Prison officials sometimes vet religious meal requests according to the generalized dictates of an inmate’s faith; an inmate’s personal interpretation of his faith is sometimes a secondary concern. For example, the Montana Supreme Court in 2004 held that a Catholic prisoner was not entitled to meals specifically consisting of “fish and unleavened bread . . . on Ash Wednesday, Good Friday and all Fridays during Lent.” Rather, the court held that meatless meals would suffice. The justices attached weight not to the inmate’s religious desire for a Biblical meal but rather to a clergyman’s statement about what the overall Catholic faith required:
Father Pins stated in his affidavit that the Catholic religion does not require fish to be consumed on days of abstinence from red meat. On the contrary, a vegetarian diet is acceptable. Moreover, Father Pins asserted that Catholics are not required to consume unleavened bread during Lent. Father Pins further stated that CCC’s new meal program does comply with the requirements of the Catholic faith.
Accordingly, legal issues involving religious meal requests have been litigated frequently. Jail facilities are required to honor an inmate’s “sincerely held” religious beliefs; the requirement stems from the Free Exercise Clause of the First Amendment. Generally speaking, “[t]he courts have properly recognized that prison authorities must accommodate the right of prisoners to receive diets consistent with their religious scruples,” the Second Circuit Court of Appeals held in 1975 and reasserted in 1992. As the Montana case illustrates, meals “consistent with” a particular religion may not be precisely what the inmate orders.
Watkins’ motion spends considerable time accusing former president Donald Trump of “incit[ing]” the siege on the Capitol Complex. It says a policeman held open the doors and told rioters — “in effect, if not verbatim,” that “the building is yours.” It also continues to press the assertion that Chansley may be willing to become a cooperating witness in Trump’s impeachment.
A federal grand jury indicted Chansley on six counts: (1) civil disorder; (2) obstruction of an official proceeding; (3) entering and remaining in a restricted building; (4) disorderly and disruptive conduct in a restricted building; (5) violent entry and disorderly conduct in a capitol building; (6) and parading, demonstrating, or picketing in a capitol building.
The U.S. Department of Justice objected to releasing Chansley before trial but took no position on the request for organic food.
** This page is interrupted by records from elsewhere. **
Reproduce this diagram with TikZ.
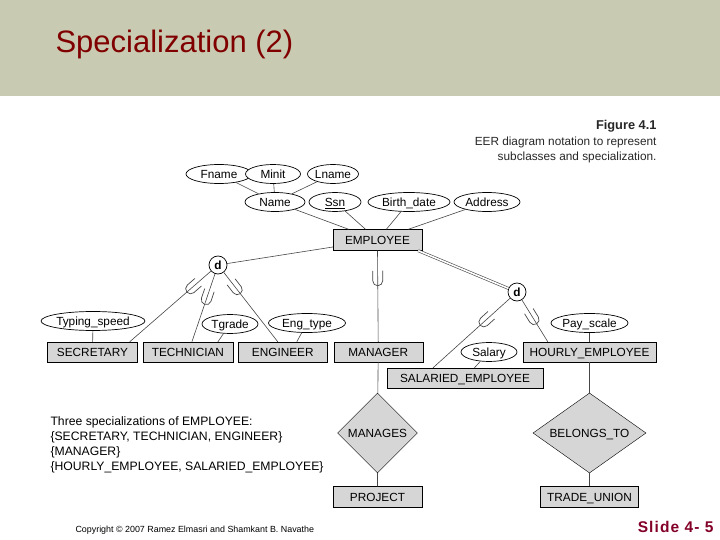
\documentclass[tikz,border=0pt]{standalone}
\usepackage{fontspec}
\setmainfont{Liberation Sans}
\usepackage{tikz}
\usetikzlibrary{shapes.geometric, arrows.meta, positioning, calc}

\definecolor{barcol}{RGB}{200,203,178}
\definecolor{titlered}{RGB}{128,0,0}
\definecolor{slidered}{RGB}{130,0,40}
\definecolor{boxgray}{RGB}{214,214,214}
\definecolor{linegray}{RGB}{70,70,70}
\newcommand{\lblfont}{\fontsize{11.8}{13}\selectfont}

\tikzset{
  subset/.pic={\draw[linegray, line width=0.7pt] (-10,-5) -- (0,-5) arc[start angle=-90, end angle=90, radius=5] -- (-10,5);}
}

\begin{document}
\begin{tikzpicture}[
  x=1pt, y=-1pt,
  ent/.style={rectangle, draw, fill=boxgray, minimum height=20pt, inner sep=0pt, text height=9pt, text depth=0.6pt, font=\lblfont},
  attr/.style={ellipse, draw, line width=0.7pt, fill=white, minimum height=19pt, inner sep=0pt, text height=9pt, text depth=0.3pt, font=\lblfont},
  rel/.style={diamond, draw, fill=boxgray, minimum width=80pt, minimum height=80pt, inner sep=0pt, text height=9pt, text depth=0.6pt, font=\lblfont},
  dnode/.style={circle, draw, line width=0.7pt, fill=white, minimum size=18pt, inner sep=0pt, font=\bfseries\lblfont},
  conn/.style={draw=linegray, line width=0.6pt}
]
  \useasboundingbox (0,0) rectangle (720,540);
  \fill[barcol] (0,0) rectangle (720,96);
  \node[anchor=west, text=titlered, font=\fontsize{31}{36}\selectfont] (title) at (52,44) {Specialization (2)};

  \node[anchor=north east, align=right, font=\fontsize{11.8}{15.5}\selectfont, text=black!85] (caption) at (660,117)
    {{\fontsize{12.8}{15.5}\selectfont\bfseries Figure 4.1}\\EER diagram notation to represent\\subclasses and specialization.};

  \node[attr, minimum width=66pt] (fname) at (219,174) {Fname};
  \node[attr, minimum width=55pt] (minit) at (273,174) {Minit};
  \node[attr, minimum width=50pt] (lname) at (333,174) {Lname};
  \node[attr, minimum width=60pt] (name) at (275,202) {Name};
  \node[attr, minimum width=52pt] (ssn) at (335,202) {\underline{Ssn}};
  \node[attr, minimum width=82pt] (bdate) at (409,202) {Birth\_date};
  \node[attr, minimum width=66pt] (addr) at (487,202) {Address};

  \node[ent, minimum width=89pt, minimum height=21pt] (emp) at (377.5,240) {EMPLOYEE};

  \node[dnode] (d1) at (218,265) {d};
  \node[dnode] (d2) at (517,292) {d};

  \node[ent, minimum width=90pt] (sec) at (92.5,352) {SECRETARY};
  \node[ent, minimum width=90pt, right=5pt of sec] (tech) {TECHNICIAN};
  \node[ent, minimum width=89pt, right=5pt of tech] (eng) {ENGINEER};
  \node[ent, minimum width=89pt, right=6pt of eng] (mgr) {MANAGER};
  \node[ent, minimum width=133pt] (hourly) at (589.5,352) {HOURLY\_EMPLOYEE};
  \node[ent, minimum width=156pt] (sal) at (465,378) {SALARIED\_EMPLOYEE};

  \node[attr, minimum width=93pt] (typ) at (93,321) {Typing\_speed};
  \node[attr, minimum width=56pt] (tgrade) at (230,324) {Tgrade};
  \node[attr, minimum width=77pt] (engtype) at (307,323) {Eng\_type};
  \node[attr, minimum width=56pt] (salary) at (489,352) {Salary};
  \node[attr, minimum width=73pt] (pay) at (589.5,323) {Pay\_scale};

  \node[rel] (mngs) at (377.5,433) {MANAGES};
  \node[rel, minimum width=113pt, aspect=1.41] (belongs) at (589.5,433) {BELONGS\_TO};
  \node[ent, minimum width=89pt, minimum height=21pt] (proj) at (377.5,497) {PROJECT};
  \node[ent, minimum width=98pt, minimum height=21pt] (trade) at (589.5,497) {TRADE\_UNION};

  \path[conn] (name) -- (fname) (name) -- (minit) (name) -- (lname);
  \path[conn] (emp) -- (name) (emp) -- (ssn) (emp) -- (bdate) (emp) -- (addr);
  \path[conn] (emp) -- (d1);
  \draw[linegray, double, double distance=1.6pt, line width=0.6pt] ([xshift=-4pt]emp.south east) -- (d2);
  \path[conn] (emp.south) -- (mgr.north) pic[pos=.33, sloped, allow upside down]{subset};
  \path[conn] (d1) -- ([xshift=-8pt]sec.north east) pic[pos=.25, sloped, allow upside down]{subset};
  \path[conn] (d1) -- ([xshift=4pt]tech.north) pic[pos=.38, sloped, allow upside down]{subset};
  \path[conn] (d1) -- ([xshift=-5pt]eng.north) pic[pos=.25, sloped, allow upside down]{subset};
  \path[conn] (d2) -- ([xshift=-32pt]sal.north) pic[pos=.34, sloped, allow upside down]{subset};
  \path[conn] (d2) -- ([xshift=25pt]hourly.north west) pic[pos=.47, sloped, allow upside down]{subset};
  \path[conn] (typ) -- (sec);
  \path[conn] (tgrade) -- ([xshift=30pt]tech.north);
  \path[conn] (engtype) -- ([xshift=14pt]eng.north);
  \path[conn] (salary) -- (sal);
  \path[conn] (pay) -- (hourly);
  \path[conn] (mgr) -- (mngs) -- (proj);
  \path[conn] (hourly) -- (belongs) -- (trade);

  \node[anchor=north west, align=left, font=\fontsize{12.2}{15}\selectfont] (note) at (47,413)
    {Three specializations of EMPLOYEE:\\\{SECRETARY, TECHNICIAN, ENGINEER\}\\\{MANAGER\}\\\{HOURLY\_EMPLOYEE, SALARIED\_EMPLOYEE\}};

  \node[anchor=west, font=\fontsize{8.9}{10}\selectfont] (copy) at (72,530) {Copyright © 2007 Ramez Elmasri and Shamkant B. Navathe};
  \node[anchor=east, text=slidered, font=\bfseries\fontsize{15.5}{17}\selectfont\addfontfeatures{LetterSpace=7}] (slide) at (717,527) {Slide 4- 5};
\end{tikzpicture}
\end{document}
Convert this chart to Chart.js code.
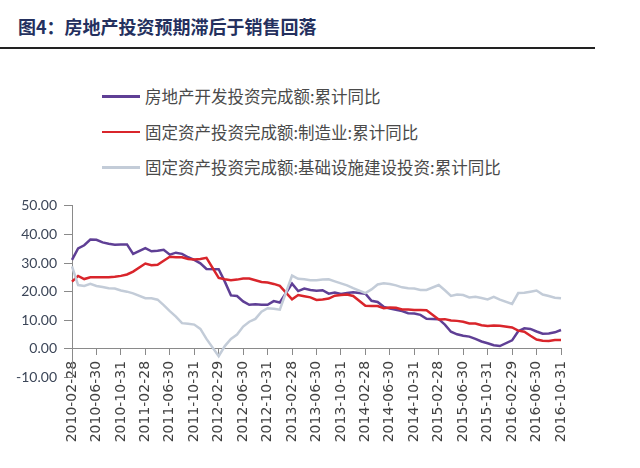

Judge Lamberth granted Chansley’s motion for organic food late Wednesday afternoon.
Read the documents below.
Editor’s note: this report began as a developing story. It has been updated substantially since its initial publication to include additional material from the court documents. It has also been updated to include a discussion of the relevant case law surrounding religious meal requests.